In the car, she seemed almost giddy. She had a possible way, she said, to fix her screwup. The other people had screwed up even bigger than she had, and now she was almost positive she could set things right.

"What other people?" Leigh asked.

He realized that all this time, he'd been assuming that she'd hurt herself again (using God knows what) and that he simply hadn't seen or found the mark left on her skin.

"Just people," she said. "But look: I'm going to need a huge favor, because I think Josh has enough to worry about."

"Yeah, anything," Leigh said. "Whatever."
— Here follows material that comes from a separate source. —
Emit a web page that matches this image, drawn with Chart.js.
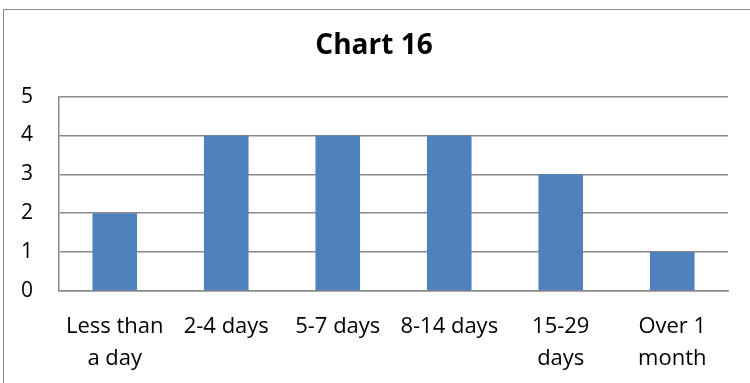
<!DOCTYPE html>
<html>
<head>
<meta charset="utf-8">
<script src="https://cdn.jsdelivr.net/npm/chart.js@4/dist/chart.umd.min.js"></script>
<style>
  html, body { margin: 0; padding: 0; background: #fff; overflow: hidden; }
  #wrap { position: relative; width: 750px; height: 383px; }
  #frame {
    position: absolute; left: 3px; top: 9px; width: 800px; height: 420px;
    border: 1px solid #888; box-sizing: border-box;
  }
  #chart16 { position: absolute; left: 0; top: 0; }
</style>
</head>
<body>
<div id="wrap">
  <div id="frame"></div>
  <canvas id="chart16" width="750" height="383"></canvas>
</div>
<script>
// ---- data ----
const categories = [["Less than", "a day"], "2-4 days", "5-7 days", "8-14 days", ["15-29", "days"], ["Over 1", "month"]];
const counts = [2, 4, 4, 4, 3, 1];
const yTicks = [0, 1, 2, 3, 4, 5];

const FONT = "'Open Sans', sans-serif";
const GRID = "#8a8a8a";

new Chart(document.getElementById("chart16").getContext("2d"), {
  type: "bar",
  data: {
    labels: categories,
    datasets: [{
      label: "Chart 16",
      data: counts,
      backgroundColor: "#4F81BD",
      borderWidth: 0,
      barPercentage: 0.4,
      categoryPercentage: 1,
    }],
  },
  options: {
    responsive: false,
    animation: false,
    // left padding nudges the title right; y labels still fit in the axis box
    layout: { padding: { left: 20, right: 22, top: 0, bottom: 0 } },
    plugins: {
      legend: { display: false },
      tooltip: { enabled: false },
      title: {
        display: true,
        text: "Chart 16",
        color: "#000",
        font: { family: FONT, size: 28, weight: "bold", lineHeight: 1.2 },
        padding: { top: 29, bottom: 34 },
      },
    },
    scales: {
      x: {
        grid: { display: false, drawTicks: false },
        border: { display: true, color: GRID, width: 1.5 },
        ticks: {
          color: "#000",
          font: { family: FONT, size: 22, lineHeight: 1.48 },
          padding: 19,
          maxRotation: 0,
          autoSkip: false,
        },
        afterFit: (s) => { s.height = 92; },
      },
      y: {
        min: 0,
        max: 5,
        afterBuildTicks: (s) => { s.ticks = yTicks.map((v) => ({ value: v })); },
        grid: { color: GRID, lineWidth: 1.5, drawTicks: false },
        border: { display: true, color: GRID, width: 1.5 },
        ticks: {
          color: "#000",
          font: { family: FONT, size: 21 },
          padding: 26,
        },
        afterFit: (s) => { s.width = 39; },
      },
    },
  },
});
</script>
</body>
</html>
"I might have to borrow some money," she said. "Or talk to your father, if that's okay with you, because I'm going to need a lawyer."

"A lawyer? Jesus, Maia, what the hell happened?"

She was silent and he refused to say anything else. He tried to think of anything he wouldn't tell her. There was nothing. He had even called from New York and told her exactly why he was staying an extra night, that Astra had a family problem and he wanted to take her out to dinner. He'd hesitated over saying that but decided that explaining the truth proved he had nothing to hide.

Which was how he suddenly knew that Maia did. She'd slept with somebody. Jesus Christ. No. Yeah. No. But it had to be. She'd slept with someone, and the thing that had been upsetting her, the thing she needed
to figure out,
was how to tell him about it. Hadn't she said, before getting in the car, that she needed to speak to him?

But before he could be the king of all jerks and ask whom she had slept with, he remembered that she needed a lawyer. A lawyer about a secret problem that Leigh suspected had something to do with sex.

If he was right, this wasn't good.

When a girl needed a lawyer because she had had sex, it was because she'd had it against her will. Leigh thought of the night over the summer when Maia had walked alone through the park. Jesus, what had happened to her? When?

He stopped the car. They were a block or so from her house.

"Maia, who hurt you?" he asked. "If you've been raped, this is not your screwup."

She closed her eyes, exhaled softly, and bit her upper lip. "You know. How do you know? Are they talking about it at school? I didn't think they were as stupid as that."

"School?" he asked. "This happened at school?"

"You don't know?" she asked him, turning around in her seat so that she was facing him. "You're just guessing?"

"Am I guessing right?"

"No, not exactly." she said. "It's all ... Everything's a mess."

"You're going to tell me," he said. It was not a question.

"Do we have to do this here?" she asked. "I like your car. I don't want to talk about this here."